*Short task*
Skip the pictures. Transcribe the rest of the data below without changing a word.

*Data section*
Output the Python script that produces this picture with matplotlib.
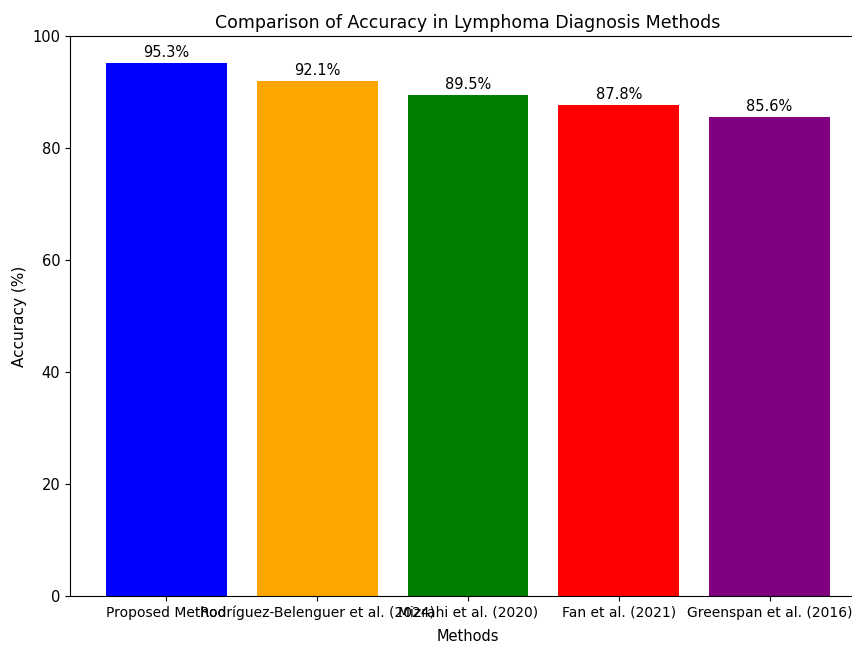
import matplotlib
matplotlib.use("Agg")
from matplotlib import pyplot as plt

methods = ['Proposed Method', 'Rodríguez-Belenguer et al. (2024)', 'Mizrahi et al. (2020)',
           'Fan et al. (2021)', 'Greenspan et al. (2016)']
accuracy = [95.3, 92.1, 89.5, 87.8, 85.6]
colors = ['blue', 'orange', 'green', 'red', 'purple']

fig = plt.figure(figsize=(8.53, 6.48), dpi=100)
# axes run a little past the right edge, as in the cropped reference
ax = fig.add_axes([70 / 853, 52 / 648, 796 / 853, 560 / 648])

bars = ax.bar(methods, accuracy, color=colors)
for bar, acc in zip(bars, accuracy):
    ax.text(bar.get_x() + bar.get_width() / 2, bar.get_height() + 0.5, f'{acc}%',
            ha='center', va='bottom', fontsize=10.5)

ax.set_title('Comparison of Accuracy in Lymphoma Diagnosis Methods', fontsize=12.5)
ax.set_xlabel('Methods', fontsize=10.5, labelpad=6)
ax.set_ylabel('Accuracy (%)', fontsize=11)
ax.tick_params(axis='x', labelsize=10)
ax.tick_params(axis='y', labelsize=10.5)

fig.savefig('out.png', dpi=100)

*Solved exercise*
Output the Python script that produces this picture with matplotlib.
import matplotlib
matplotlib.use("Agg")
from matplotlib import pyplot as plt

methods = ['Proposed Method', 'Rodríguez-Belenguer et al. (2024)', 'Mizrahi et al. (2020)',
           'Fan et al. (2021)', 'Greenspan et al. (2016)']
accuracy = [95.3, 92.1, 89.5, 87.8, 85.6]
colors = ['blue', 'orange', 'green', 'red', 'purple']

fig = plt.figure(figsize=(8.53, 6.48), dpi=100)
# axes run a little past the right edge, as in the cropped reference
ax = fig.add_axes([70 / 853, 52 / 648, 796 / 853, 560 / 648])

bars = ax.bar(methods, accuracy, color=colors)
for bar, acc in zip(bars, accuracy):
    ax.text(bar.get_x() + bar.get_width() / 2, bar.get_height() + 0.5, f'{acc}%',
            ha='center', va='bottom', fontsize=10.5)

ax.set_title('Comparison of Accuracy in Lymphoma Diagnosis Methods', fontsize=12.5)
ax.set_xlabel('Methods', fontsize=10.5, labelpad=6)
ax.set_ylabel('Accuracy (%)', fontsize=11)
ax.tick_params(axis='x', labelsize=10)
ax.tick_params(axis='y', labelsize=10.5)

fig.savefig('out.png', dpi=100)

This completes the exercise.